Quando vejo as análises que se fazem sobre a vida “terrena” fora da política de alguém que tenha exercido cargos políticos de relevo, a expressão popular que me ocorre é: “preso por ter cão e preso por não ter”.
Se um ex governante vai para uma empresa privada, é um escândalo por conflitos de interesses pressupondo-se, imediatamente, que estamos perante um ato de corrupção nem que seja moral. Se vai para um cargo internacional ou uma empresa pública, é um “tacho”. Se passa a receber uma reforma, é um escândalo porque é demasiado novo e vive à custa dos contribuintes. Se continua na política, é um carreirista profissional desligado da realidade das empresas e pessoas (e vive à custa dos contribuintes). Se vai estudar é porque foi um calão e nunca estudou. Se vai dar aulas para a universidade sem ter um percurso académico, é uma ofensa para todos os académicos que passaram vários anos nas bibliotecas universitárias a construir, com suor e lágrimas, o seu percurso.
Será que os ofendidos do costume nos podem explicar qual é a solução prática para um político de meia-idade e sem fortuna familiar resolver esta encruzilhada de vida? Não é pelo mal que se paga aos políticos com funções executivas (em comparação com atividades de menor responsabilidade e esforço no setor privado) que se está a afastar demasiada gente de valor da política. Os competentes não deixam de ir para a política por dinheiro. Também não acredito que seja pelo facto de estarem, necessariamente (e bem), mais sujeitos ao escrutínio do que o cidadão comum. O que efetivamente está a afastar demasiada gente de valor da política é, sim, este excesso de moralismo relativamente ao “ser político” e que priva o país de pessoas que, tendo carreiras de sucesso, também têm a vontade e ambição de fazer alguma coisa pelo País.

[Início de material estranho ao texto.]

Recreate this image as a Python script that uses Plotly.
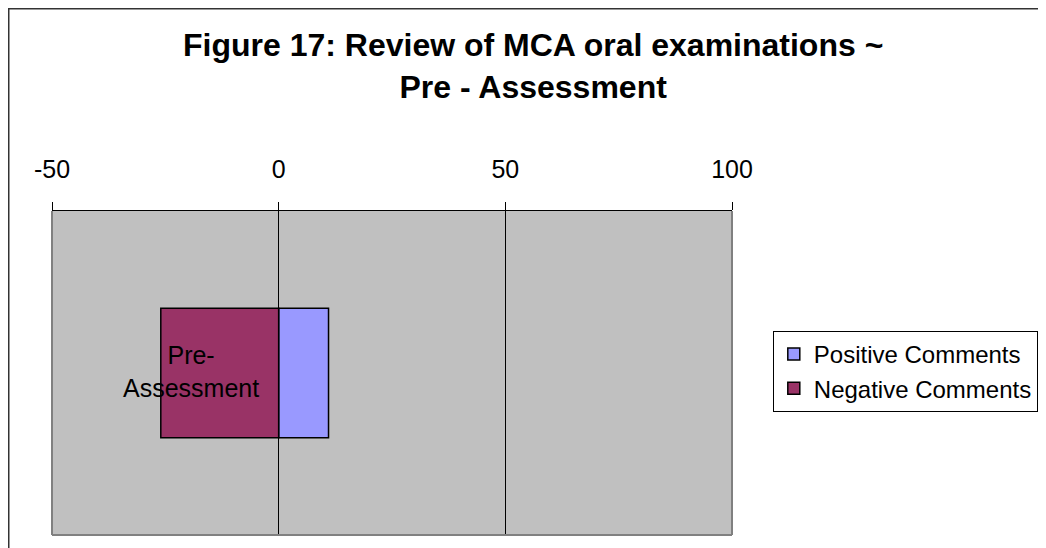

O respeito pela Lei deixou de ser suficiente para se considerar idónea a vida passada e futura de uma pessoa que exerça responsabilidades políticas. E quando a Lei deixa de ser o parâmetro, entramos no campo da subjetividade, da especulação e da poeira desnecessária para a discussão.
Posto isto, tenho dificuldade em compreender a celeuma que a nova opção de carreira de Pedro Passos Coelho está a gerar. Obviamente que não é conhecido por ser um académico, mas parece-me evidente o interesse para uma Universidade e para os seus alunos em ter o contributo de alguém que, goste-se ou não, foi primeiro-ministro de Portugal e é suposto conhecer na prática a administração pública como poucos. Além disso, seguramente que Passos Coelho não será professor único, pelo que outros mais académicos poderão fazer abordagens distintas e complementares.
Ser político é um direito fundamental, mas é desejável que seja uma passagem e não um destino profissional eterno. Só que deixar de ser político para prosseguir uma carreira distinta no setor privado ou público também é um direito – e uma necessidade para a maioria –, pelo que não se pode, nem deve, condicionar o futuro de quem exerceu altas responsabilidades públicas, desde que salvaguardadas elementares regras deontológicas e de conflitos de interesse.